> [STATED PROBLEM]:
The lines from the top of the material below through the line containing "const rightFixedX = [-4, -3, -2, -1, 0];" are to be printed exactly, with pictures omitted.

> [DATASET EXTRACT]:
/---

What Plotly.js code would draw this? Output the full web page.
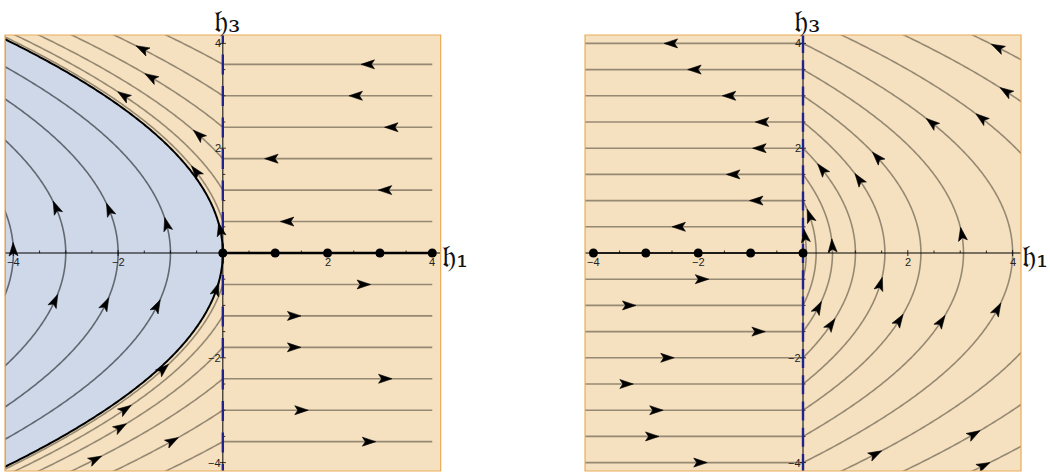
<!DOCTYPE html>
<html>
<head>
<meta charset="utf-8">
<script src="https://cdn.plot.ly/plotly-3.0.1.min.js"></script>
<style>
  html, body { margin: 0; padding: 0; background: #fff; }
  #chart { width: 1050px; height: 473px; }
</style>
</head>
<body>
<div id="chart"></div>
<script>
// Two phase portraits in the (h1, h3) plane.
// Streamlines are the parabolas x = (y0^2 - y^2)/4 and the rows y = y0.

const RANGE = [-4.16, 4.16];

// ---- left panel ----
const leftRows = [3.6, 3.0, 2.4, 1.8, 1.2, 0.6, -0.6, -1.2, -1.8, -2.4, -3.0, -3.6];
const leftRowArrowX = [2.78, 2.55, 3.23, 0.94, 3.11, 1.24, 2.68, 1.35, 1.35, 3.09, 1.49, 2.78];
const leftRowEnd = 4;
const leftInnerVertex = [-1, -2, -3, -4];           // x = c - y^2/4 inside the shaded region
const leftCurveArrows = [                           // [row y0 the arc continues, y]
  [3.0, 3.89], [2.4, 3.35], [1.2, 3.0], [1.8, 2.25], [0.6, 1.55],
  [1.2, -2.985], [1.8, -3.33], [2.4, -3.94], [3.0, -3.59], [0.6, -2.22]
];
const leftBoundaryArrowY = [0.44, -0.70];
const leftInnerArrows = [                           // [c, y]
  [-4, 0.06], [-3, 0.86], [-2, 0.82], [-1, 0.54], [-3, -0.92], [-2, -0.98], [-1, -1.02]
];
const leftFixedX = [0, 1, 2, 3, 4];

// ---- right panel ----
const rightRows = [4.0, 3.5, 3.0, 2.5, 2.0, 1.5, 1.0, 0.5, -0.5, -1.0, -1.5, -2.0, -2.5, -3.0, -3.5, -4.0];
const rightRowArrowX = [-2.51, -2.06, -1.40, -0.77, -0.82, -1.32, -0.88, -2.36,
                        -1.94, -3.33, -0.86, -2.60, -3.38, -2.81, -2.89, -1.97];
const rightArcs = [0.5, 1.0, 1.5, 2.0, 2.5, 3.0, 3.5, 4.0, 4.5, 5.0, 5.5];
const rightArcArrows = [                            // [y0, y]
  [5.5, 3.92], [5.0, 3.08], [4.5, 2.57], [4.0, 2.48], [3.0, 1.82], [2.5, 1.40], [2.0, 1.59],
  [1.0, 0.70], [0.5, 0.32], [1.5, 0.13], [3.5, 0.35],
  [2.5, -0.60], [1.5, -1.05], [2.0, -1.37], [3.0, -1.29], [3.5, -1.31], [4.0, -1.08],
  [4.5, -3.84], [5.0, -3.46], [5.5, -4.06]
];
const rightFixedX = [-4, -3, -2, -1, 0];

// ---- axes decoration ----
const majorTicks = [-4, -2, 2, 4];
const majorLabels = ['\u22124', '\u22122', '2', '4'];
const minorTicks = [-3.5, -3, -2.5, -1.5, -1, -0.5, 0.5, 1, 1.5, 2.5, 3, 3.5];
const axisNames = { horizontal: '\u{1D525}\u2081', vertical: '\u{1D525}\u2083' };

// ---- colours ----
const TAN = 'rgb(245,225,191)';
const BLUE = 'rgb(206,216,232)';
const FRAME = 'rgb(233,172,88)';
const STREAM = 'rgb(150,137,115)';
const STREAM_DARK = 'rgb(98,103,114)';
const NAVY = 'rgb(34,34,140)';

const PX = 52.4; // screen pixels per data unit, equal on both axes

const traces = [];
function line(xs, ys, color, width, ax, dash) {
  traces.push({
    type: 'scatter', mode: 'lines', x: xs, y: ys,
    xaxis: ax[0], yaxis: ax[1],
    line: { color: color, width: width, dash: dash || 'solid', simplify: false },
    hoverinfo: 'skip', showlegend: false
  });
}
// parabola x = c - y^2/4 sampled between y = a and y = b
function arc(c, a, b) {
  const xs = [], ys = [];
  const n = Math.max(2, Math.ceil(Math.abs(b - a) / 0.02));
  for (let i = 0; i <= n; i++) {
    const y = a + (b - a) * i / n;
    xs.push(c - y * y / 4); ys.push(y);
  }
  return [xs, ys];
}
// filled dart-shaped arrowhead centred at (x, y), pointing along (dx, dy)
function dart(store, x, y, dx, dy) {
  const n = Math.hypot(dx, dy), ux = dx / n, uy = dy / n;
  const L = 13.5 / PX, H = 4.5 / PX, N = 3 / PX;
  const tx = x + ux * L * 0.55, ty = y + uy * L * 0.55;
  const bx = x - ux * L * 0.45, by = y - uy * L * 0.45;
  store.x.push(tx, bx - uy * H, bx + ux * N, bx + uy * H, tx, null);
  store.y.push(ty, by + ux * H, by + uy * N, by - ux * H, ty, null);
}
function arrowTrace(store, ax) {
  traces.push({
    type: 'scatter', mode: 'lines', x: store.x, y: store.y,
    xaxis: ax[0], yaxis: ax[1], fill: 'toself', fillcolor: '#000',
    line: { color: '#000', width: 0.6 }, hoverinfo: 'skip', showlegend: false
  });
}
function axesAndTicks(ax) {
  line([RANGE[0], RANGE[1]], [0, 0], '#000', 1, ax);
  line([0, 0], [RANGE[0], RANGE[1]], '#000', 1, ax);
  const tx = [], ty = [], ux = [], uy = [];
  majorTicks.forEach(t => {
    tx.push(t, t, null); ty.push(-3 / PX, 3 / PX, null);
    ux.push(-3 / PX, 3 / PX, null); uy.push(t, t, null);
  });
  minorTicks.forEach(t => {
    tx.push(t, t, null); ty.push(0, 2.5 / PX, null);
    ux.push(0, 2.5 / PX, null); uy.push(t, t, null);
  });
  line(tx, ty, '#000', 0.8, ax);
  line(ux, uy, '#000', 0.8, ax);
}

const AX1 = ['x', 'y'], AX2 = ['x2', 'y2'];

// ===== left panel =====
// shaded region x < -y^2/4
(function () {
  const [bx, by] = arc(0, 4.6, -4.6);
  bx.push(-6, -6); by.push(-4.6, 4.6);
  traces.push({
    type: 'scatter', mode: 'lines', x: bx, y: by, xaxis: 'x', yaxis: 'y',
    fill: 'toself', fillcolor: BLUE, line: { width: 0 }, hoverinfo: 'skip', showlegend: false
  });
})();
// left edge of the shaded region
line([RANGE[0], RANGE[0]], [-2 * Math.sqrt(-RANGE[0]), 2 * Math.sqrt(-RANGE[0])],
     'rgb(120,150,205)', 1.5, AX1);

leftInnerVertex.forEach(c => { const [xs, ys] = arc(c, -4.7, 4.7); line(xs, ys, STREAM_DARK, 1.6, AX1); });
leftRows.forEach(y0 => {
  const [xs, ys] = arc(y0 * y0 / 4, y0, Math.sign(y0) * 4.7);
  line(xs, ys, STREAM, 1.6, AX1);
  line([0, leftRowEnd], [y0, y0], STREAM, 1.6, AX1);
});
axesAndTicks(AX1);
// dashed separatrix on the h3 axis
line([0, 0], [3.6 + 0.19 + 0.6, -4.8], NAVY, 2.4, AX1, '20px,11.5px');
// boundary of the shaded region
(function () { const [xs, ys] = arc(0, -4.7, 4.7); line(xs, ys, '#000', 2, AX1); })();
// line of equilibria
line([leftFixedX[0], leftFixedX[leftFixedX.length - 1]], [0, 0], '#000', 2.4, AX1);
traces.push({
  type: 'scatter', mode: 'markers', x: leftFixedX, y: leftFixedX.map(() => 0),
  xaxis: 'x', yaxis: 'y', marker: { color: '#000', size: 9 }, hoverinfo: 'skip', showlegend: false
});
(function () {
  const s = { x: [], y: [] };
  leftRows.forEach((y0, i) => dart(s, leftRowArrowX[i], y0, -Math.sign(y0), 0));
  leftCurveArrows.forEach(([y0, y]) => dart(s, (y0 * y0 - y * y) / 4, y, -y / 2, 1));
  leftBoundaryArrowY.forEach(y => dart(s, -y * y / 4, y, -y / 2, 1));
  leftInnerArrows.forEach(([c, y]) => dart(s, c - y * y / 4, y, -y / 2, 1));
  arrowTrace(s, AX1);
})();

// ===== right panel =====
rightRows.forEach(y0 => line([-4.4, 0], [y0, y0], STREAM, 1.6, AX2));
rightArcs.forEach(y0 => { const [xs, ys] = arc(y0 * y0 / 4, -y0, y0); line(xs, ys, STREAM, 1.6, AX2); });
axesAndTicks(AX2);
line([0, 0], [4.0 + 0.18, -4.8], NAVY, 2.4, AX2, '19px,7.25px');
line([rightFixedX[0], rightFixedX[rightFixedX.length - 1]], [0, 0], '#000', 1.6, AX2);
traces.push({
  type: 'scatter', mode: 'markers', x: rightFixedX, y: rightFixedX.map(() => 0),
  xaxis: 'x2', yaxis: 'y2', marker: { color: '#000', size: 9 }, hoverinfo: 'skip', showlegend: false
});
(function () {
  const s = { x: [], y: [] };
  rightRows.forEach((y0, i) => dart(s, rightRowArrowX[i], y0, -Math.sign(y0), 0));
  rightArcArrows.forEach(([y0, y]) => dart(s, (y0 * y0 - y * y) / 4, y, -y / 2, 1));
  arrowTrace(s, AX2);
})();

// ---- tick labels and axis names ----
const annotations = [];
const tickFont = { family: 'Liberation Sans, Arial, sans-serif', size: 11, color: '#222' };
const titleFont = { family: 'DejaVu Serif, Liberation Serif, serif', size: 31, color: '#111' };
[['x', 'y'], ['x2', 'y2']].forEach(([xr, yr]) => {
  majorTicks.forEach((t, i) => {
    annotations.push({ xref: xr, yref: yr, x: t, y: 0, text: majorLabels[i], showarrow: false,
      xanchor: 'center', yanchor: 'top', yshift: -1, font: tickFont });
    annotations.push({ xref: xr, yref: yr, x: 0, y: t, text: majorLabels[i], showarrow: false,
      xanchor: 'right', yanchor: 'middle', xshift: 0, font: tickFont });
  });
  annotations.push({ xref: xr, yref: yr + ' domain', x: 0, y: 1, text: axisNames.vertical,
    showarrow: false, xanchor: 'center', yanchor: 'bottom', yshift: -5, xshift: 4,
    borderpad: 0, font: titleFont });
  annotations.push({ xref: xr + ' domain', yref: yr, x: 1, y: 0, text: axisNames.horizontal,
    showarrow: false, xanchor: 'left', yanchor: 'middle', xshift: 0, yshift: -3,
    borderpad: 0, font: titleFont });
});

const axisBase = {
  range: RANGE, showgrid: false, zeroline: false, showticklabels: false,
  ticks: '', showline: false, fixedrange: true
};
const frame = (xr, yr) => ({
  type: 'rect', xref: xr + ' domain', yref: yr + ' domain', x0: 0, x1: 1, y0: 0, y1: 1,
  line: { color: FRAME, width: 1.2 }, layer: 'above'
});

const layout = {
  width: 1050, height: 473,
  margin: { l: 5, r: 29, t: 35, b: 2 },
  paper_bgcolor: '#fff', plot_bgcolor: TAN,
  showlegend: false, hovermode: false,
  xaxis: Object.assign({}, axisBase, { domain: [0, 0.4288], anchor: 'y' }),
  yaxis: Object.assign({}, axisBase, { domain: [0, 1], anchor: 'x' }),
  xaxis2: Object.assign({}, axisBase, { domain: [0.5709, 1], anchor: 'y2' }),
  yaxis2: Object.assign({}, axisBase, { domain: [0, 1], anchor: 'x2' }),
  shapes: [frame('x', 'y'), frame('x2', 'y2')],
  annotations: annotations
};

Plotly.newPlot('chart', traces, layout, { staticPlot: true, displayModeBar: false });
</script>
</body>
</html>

\---

> [CORRECT RESPONSE]:
What Plotly.js code would draw this? Output the full web page.
<!DOCTYPE html>
<html>
<head>
<meta charset="utf-8">
<script src="https://cdn.plot.ly/plotly-3.0.1.min.js"></script>
<style>
  html, body { margin: 0; padding: 0; background: #fff; }
  #chart { width: 1050px; height: 473px; }
</style>
</head>
<body>
<div id="chart"></div>
<script>
// Two phase portraits in the (h1, h3) plane.
// Streamlines are the parabolas x = (y0^2 - y^2)/4 and the rows y = y0.

const RANGE = [-4.16, 4.16];

// ---- left panel ----
const leftRows = [3.6, 3.0, 2.4, 1.8, 1.2, 0.6, -0.6, -1.2, -1.8, -2.4, -3.0, -3.6];
const leftRowArrowX = [2.78, 2.55, 3.23, 0.94, 3.11, 1.24, 2.68, 1.35, 1.35, 3.09, 1.49, 2.78];
const leftRowEnd = 4;
const leftInnerVertex = [-1, -2, -3, -4];           // x = c - y^2/4 inside the shaded region
const leftCurveArrows = [                           // [row y0 the arc continues, y]
  [3.0, 3.89], [2.4, 3.35], [1.2, 3.0], [1.8, 2.25], [0.6, 1.55],
  [1.2, -2.985], [1.8, -3.33], [2.4, -3.94], [3.0, -3.59], [0.6, -2.22]
];
const leftBoundaryArrowY = [0.44, -0.70];
const leftInnerArrows = [                           // [c, y]
  [-4, 0.06], [-3, 0.86], [-2, 0.82], [-1, 0.54], [-3, -0.92], [-2, -0.98], [-1, -1.02]
];
const leftFixedX = [0, 1, 2, 3, 4];

// ---- right panel ----
const rightRows = [4.0, 3.5, 3.0, 2.5, 2.0, 1.5, 1.0, 0.5, -0.5, -1.0, -1.5, -2.0, -2.5, -3.0, -3.5, -4.0];
const rightRowArrowX = [-2.51, -2.06, -1.40, -0.77, -0.82, -1.32, -0.88, -2.36,
                        -1.94, -3.33, -0.86, -2.60, -3.38, -2.81, -2.89, -1.97];
const rightArcs = [0.5, 1.0, 1.5, 2.0, 2.5, 3.0, 3.5, 4.0, 4.5, 5.0, 5.5];
const rightArcArrows = [                            // [y0, y]
  [5.5, 3.92], [5.0, 3.08], [4.5, 2.57], [4.0, 2.48], [3.0, 1.82], [2.5, 1.40], [2.0, 1.59],
  [1.0, 0.70], [0.5, 0.32], [1.5, 0.13], [3.5, 0.35],
  [2.5, -0.60], [1.5, -1.05], [2.0, -1.37], [3.0, -1.29], [3.5, -1.31], [4.0, -1.08],
  [4.5, -3.84], [5.0, -3.46], [5.5, -4.06]
];
const rightFixedX = [-4, -3, -2, -1, 0];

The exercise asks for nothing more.